China Deepens VAT Reform to Combat Financial Complexity
By Moliang Jiang
China announced plans to deepen its value-added-tax (VAT) reform again on August 18 this year at a State Council executive meeting chaired by Premier Li Keqiang. The government’s newest move sets out to enhance the non-standardized tax rate structure, simplify the tax compliance system, and push forward VAT legislation.
China’s VAT reform has been a continuous development that resolved to replace Business Tax (BT) with VAT, reduce corporate tax burdens, and increase the weight of the service sector in China’s economy. China first piloted the VAT reform in Shanghai in 2012, and later expanded it to other municipalities and various industries.
Starting from May 1, 2016, construction, real estate, financial, and consumer services sectors also switched to the VAT regime, marking that VAT officially replaced BT as the only indirect tax in China. Henceforth, China’s tax system aligns more closely with the international standard. According to the Ministry of Finance, from May 2016 until June this year, China has relieved tax burdens of mainland businesses by RMB 850 billion, equivalent to US$127.5 billion.
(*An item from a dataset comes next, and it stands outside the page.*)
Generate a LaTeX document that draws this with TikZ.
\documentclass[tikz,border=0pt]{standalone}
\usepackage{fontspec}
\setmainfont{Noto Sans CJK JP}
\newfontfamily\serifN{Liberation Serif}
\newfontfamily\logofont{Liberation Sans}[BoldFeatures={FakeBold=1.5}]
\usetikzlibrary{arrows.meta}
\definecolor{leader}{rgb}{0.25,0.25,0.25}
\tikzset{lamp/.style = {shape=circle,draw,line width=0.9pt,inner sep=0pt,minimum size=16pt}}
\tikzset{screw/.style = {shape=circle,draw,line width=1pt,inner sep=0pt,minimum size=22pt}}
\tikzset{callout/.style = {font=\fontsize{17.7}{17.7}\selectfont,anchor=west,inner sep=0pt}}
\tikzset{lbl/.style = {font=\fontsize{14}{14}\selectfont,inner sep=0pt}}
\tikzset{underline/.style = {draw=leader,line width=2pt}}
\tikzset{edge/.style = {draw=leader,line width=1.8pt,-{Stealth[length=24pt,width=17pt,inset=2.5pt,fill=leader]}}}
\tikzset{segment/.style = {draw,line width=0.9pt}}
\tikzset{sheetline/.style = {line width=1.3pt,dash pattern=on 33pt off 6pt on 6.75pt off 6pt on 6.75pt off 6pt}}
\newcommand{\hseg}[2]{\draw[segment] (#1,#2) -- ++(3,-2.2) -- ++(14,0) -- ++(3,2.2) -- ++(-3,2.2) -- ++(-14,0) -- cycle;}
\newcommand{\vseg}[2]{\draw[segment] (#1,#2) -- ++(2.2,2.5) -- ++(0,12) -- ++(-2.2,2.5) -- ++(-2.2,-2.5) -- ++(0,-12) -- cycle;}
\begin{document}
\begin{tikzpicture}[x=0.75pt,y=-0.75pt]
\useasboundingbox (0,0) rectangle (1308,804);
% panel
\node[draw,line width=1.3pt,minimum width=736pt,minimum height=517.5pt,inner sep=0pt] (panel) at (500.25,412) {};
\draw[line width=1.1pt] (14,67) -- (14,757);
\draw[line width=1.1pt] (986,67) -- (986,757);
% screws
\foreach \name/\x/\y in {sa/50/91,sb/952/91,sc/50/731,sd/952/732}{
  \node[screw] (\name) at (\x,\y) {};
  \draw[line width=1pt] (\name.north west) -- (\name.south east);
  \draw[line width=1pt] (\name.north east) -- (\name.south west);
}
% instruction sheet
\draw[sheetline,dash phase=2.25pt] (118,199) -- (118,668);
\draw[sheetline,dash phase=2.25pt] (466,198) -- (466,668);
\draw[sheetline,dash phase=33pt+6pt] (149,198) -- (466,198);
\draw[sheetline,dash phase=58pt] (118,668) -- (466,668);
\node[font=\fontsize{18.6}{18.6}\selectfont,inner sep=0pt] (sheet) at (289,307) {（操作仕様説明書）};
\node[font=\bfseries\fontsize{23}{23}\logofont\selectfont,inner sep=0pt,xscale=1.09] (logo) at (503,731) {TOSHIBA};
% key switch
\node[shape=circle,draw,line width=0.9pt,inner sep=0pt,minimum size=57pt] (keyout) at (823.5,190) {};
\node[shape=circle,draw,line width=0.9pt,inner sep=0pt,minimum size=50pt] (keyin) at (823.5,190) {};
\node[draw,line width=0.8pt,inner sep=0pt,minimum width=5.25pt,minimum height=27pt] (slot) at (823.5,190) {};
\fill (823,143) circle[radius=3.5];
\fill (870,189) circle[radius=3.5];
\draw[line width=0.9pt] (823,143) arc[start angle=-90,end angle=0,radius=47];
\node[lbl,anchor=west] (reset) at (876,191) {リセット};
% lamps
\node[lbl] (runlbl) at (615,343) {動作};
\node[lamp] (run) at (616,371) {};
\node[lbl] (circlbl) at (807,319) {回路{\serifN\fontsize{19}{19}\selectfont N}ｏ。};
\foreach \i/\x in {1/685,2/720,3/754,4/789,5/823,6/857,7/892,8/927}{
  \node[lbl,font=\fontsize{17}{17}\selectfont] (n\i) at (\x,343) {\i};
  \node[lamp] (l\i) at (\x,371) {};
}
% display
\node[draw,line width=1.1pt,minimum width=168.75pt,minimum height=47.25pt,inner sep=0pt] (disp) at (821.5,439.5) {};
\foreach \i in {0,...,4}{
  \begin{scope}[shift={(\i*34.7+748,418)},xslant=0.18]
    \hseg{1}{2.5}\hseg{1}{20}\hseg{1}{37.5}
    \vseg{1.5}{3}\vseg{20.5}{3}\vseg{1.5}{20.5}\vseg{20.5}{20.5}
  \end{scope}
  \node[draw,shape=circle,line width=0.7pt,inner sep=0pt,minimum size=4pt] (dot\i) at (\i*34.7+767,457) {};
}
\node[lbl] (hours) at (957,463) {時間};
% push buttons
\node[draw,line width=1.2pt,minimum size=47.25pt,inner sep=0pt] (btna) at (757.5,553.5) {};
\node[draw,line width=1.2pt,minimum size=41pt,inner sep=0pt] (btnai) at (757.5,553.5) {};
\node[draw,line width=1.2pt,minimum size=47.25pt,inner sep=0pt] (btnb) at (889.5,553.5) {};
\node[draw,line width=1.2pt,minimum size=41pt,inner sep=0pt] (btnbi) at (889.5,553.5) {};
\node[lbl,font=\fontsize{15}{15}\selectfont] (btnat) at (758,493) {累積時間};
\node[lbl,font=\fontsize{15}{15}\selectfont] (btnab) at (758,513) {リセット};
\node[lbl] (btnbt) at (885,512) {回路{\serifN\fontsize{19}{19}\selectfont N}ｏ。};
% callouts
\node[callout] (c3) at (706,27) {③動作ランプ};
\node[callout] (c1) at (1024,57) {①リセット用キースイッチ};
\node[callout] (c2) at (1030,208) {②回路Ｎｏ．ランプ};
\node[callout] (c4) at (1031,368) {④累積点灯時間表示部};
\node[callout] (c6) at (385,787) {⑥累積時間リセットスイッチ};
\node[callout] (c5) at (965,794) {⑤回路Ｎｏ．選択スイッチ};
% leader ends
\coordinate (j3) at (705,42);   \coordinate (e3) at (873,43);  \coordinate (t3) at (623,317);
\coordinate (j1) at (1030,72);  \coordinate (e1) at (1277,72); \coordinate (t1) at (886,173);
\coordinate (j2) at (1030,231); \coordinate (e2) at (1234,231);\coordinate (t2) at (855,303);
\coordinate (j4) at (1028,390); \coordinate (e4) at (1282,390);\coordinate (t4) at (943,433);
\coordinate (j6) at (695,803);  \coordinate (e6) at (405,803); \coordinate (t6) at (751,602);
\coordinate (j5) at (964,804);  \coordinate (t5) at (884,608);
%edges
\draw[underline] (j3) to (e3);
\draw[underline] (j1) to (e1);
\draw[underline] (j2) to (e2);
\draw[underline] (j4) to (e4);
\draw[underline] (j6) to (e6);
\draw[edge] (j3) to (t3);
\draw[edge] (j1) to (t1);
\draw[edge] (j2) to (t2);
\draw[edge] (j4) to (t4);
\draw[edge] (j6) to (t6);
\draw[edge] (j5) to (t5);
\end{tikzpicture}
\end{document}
The last phase of reform started on July 1 this year. China’s State Administration of Tax decided to decrease the four-tier tax system to three tiers, removing the 13 percent bracket and leaving the 17 percent, 11 percent, and six percent brackets. The change reduced tax rates for agricultural products, tap water, publications, and a number of other goods from 13 percent to 11 percent.
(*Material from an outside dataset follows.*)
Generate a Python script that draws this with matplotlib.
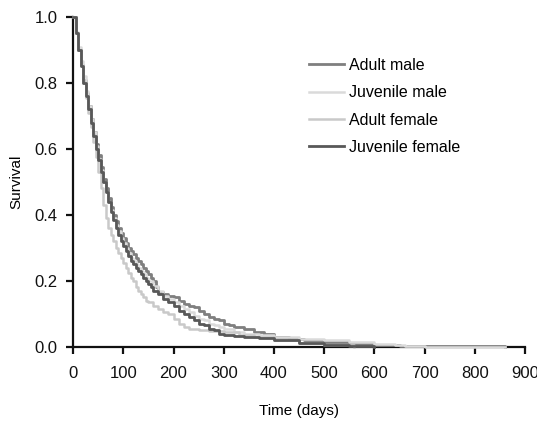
import matplotlib.pyplot as plt
import numpy as np

plt.rcParams['font.family'] = ['Liberation Sans', 'DejaVu Sans']

# Survival curves (days, proportion surviving)
adult_male_t = [0, 5, 10, 15, 20, 25, 30, 35, 40, 45, 50, 55, 60, 65, 70, 75,
                80, 85, 90, 95, 100, 105, 110, 115, 120, 125, 130, 135, 140,
                145, 150, 155, 160, 165, 170, 180, 190, 200, 210, 220, 230,
                240, 250, 260, 270, 280, 290, 300, 310, 320, 340, 360, 380,
                400, 430, 460, 500, 550, 600, 650, 700, 860]
adult_male_s = [1.0, 0.95, 0.9, 0.855, 0.81, 0.77, 0.73, 0.69, 0.65, 0.615,
                0.58, 0.545, 0.51, 0.48, 0.45, 0.425, 0.4, 0.38, 0.36, 0.345,
                0.33, 0.315, 0.3, 0.29, 0.28, 0.27, 0.26, 0.25, 0.24, 0.23,
                0.22, 0.21, 0.2, 0.18, 0.165, 0.16, 0.155, 0.15, 0.14, 0.13,
                0.125, 0.12, 0.11, 0.1, 0.09, 0.085, 0.08, 0.07, 0.065, 0.06,
                0.055, 0.045, 0.04, 0.03, 0.025, 0.02, 0.015, 0.01, 0.007,
                0.004, 0.002, 0.0]

juv_male_t = [0, 5, 10, 15, 20, 25, 30, 35, 40, 45, 50, 55, 60, 65, 70, 75,
              80, 85, 90, 95, 100, 105, 110, 115, 120, 125, 130, 135, 140,
              145, 150, 160, 170, 180, 190, 200, 210, 220, 230, 240, 250,
              260, 270, 280, 290, 300, 320, 340, 370, 400, 450, 500, 550,
              600, 640, 660, 700, 860]
juv_male_s = [1.0, 0.955, 0.91, 0.865, 0.82, 0.775, 0.73, 0.69, 0.65, 0.61,
              0.57, 0.535, 0.5, 0.47, 0.44, 0.415, 0.39, 0.37, 0.35, 0.33,
              0.315, 0.3, 0.285, 0.27, 0.26, 0.25, 0.24, 0.23, 0.22, 0.21,
              0.2, 0.185, 0.17, 0.155, 0.145, 0.135, 0.125, 0.115, 0.105,
              0.095, 0.085, 0.08, 0.07, 0.065, 0.06, 0.055, 0.045, 0.04,
              0.035, 0.03, 0.025, 0.02, 0.015, 0.01, 0.006, 0.003, 0.0, 0.0]

adult_female_t = [0, 5, 10, 15, 20, 25, 30, 35, 40, 45, 50, 55, 60, 65, 70,
                  75, 80, 85, 90, 95, 100, 105, 110, 115, 120, 125, 130, 135,
                  140, 145, 150, 160, 170, 180, 190, 200, 210, 220, 230, 250,
                  270, 300, 330, 360, 400, 450, 500, 560]
adult_female_s = [1.0, 0.95, 0.9, 0.85, 0.8, 0.755, 0.71, 0.665, 0.62, 0.575,
                  0.53, 0.48, 0.43, 0.39, 0.36, 0.34, 0.32, 0.3, 0.285, 0.27,
                  0.255, 0.24, 0.225, 0.21, 0.2, 0.18, 0.17, 0.16, 0.15, 0.14,
                  0.135, 0.125, 0.115, 0.105, 0.1, 0.085, 0.07, 0.06, 0.055,
                  0.05, 0.048, 0.045, 0.035, 0.03, 0.02, 0.012, 0.006, 0.0]

juv_female_t = [0, 5, 10, 15, 20, 25, 30, 35, 40, 45, 50, 55, 60, 65, 70, 75,
                80, 85, 90, 95, 100, 105, 110, 115, 120, 125, 130, 135, 140,
                145, 150, 155, 160, 170, 180, 190, 200, 210, 220, 230, 240,
                250, 260, 270, 280, 290, 300, 320, 340, 370, 400, 450, 500,
                550, 600]
juv_female_s = [1.0, 0.95, 0.9, 0.85, 0.8, 0.76, 0.72, 0.68, 0.64, 0.6,
                0.565, 0.53, 0.5, 0.47, 0.44, 0.41, 0.385, 0.36, 0.34, 0.32,
                0.305, 0.29, 0.275, 0.26, 0.25, 0.24, 0.23, 0.22, 0.21, 0.2,
                0.19, 0.18, 0.17, 0.16, 0.145, 0.135, 0.125, 0.11, 0.1, 0.09,
                0.08, 0.07, 0.065, 0.055, 0.05, 0.04, 0.035, 0.032, 0.03,
                0.028, 0.02, 0.012, 0.005, 0.002, 0.0]

series = [
    ("Adult male", adult_male_t, adult_male_s, "#7f7f7f", 2.0),
    ("Juvenile male", juv_male_t, juv_male_s, "#dadada", 1.8),
    ("Adult female", adult_female_t, adult_female_s, "#c9c9c9", 1.8),
    ("Juvenile female", juv_female_t, juv_female_s, "#585858", 2.0),
]

fig = plt.figure(figsize=(5.37, 4.23), dpi=100)
ax = fig.add_axes([0.136, 0.18, 0.842, 0.78])

for label, t, s, color, lw in series:
    ax.plot(t, s, drawstyle="steps-post", color=color, lw=lw, label=label,
            zorder=3, clip_on=False)

ax.set_xlim(0, 900)
ax.set_ylim(0, 1.0)
ax.set_xticks(np.arange(0, 901, 100))
ax.set_yticks(np.arange(0, 1.01, 0.2))
ax.set_yticklabels([f"{v:.1f}" for v in np.arange(0, 1.01, 0.2)])

for side in ["top", "right"]:
    ax.spines[side].set_visible(False)
for side in ["left", "bottom"]:
    ax.spines[side].set_linewidth(1.6)
    ax.spines[side].set_color("#111111")
ax.tick_params(direction="out", length=5, width=1.6, labelsize=12,
               colors="#111111", pad=6)
ax.tick_params(axis="x", pad=9)

ax.set_xlabel("Time (days)", fontsize=11, labelpad=16)
ax.set_ylabel("Survival", fontsize=11, labelpad=8)

ax.legend(loc="upper left", bbox_to_anchor=(0.49, 0.92), frameon=False,
          fontsize=11.5, handlelength=2.2, handletextpad=0.3,
          labelspacing=0.78)

fig.savefig("out.png", dpi=100)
In the meeting last week, the government pledged to improve the tax compliance system in order to provide taxpayers with more efficient and convenient tax services. More specifically, the reform will encompass increasing digitization of the tax system, simplifying procedures of tax filing, promoting the use of electronic invoices in place of the physical fapiao, and improving tax services.
The meeting touched on other issues that will be put on the schedule. Companies can anticipate tax policies for the manufacturing, finance, and construction sectors being improved and legislation on the VAT rolling out. The government will also tackle the problem that a small number of taxpayers face a higher tax burden due to insufficient tax offsetting items.
China’s business environment is known for its complicated tax and accounting system that leads to financial complexity. Foreign businesses that first enter the Chinese market usually find it difficult to comply with various regulations. Take China’s VAT invoice system as an example: businesses in China need to document all transactions on a fapiao, a legal receipt that monitors payment and prevents individuals and businesses from evading tax. Companies need to apply for a fapiao quota and purchase fapiao from the tax bureau. An increase in the quota requires companies to go through another lengthy application process.
As the government expresses interest to enhance multiple aspects of tax services and incorporate digital technology into the tax system, companies should expect the accounting procedures to become easier to navigate in the near future.
Despite progress made so far, China’s VAT reform is not fully-fledged and will further unfold in the future. Companies should build a tax structure around the reform and navigate the financial complexity under the reformed tax system.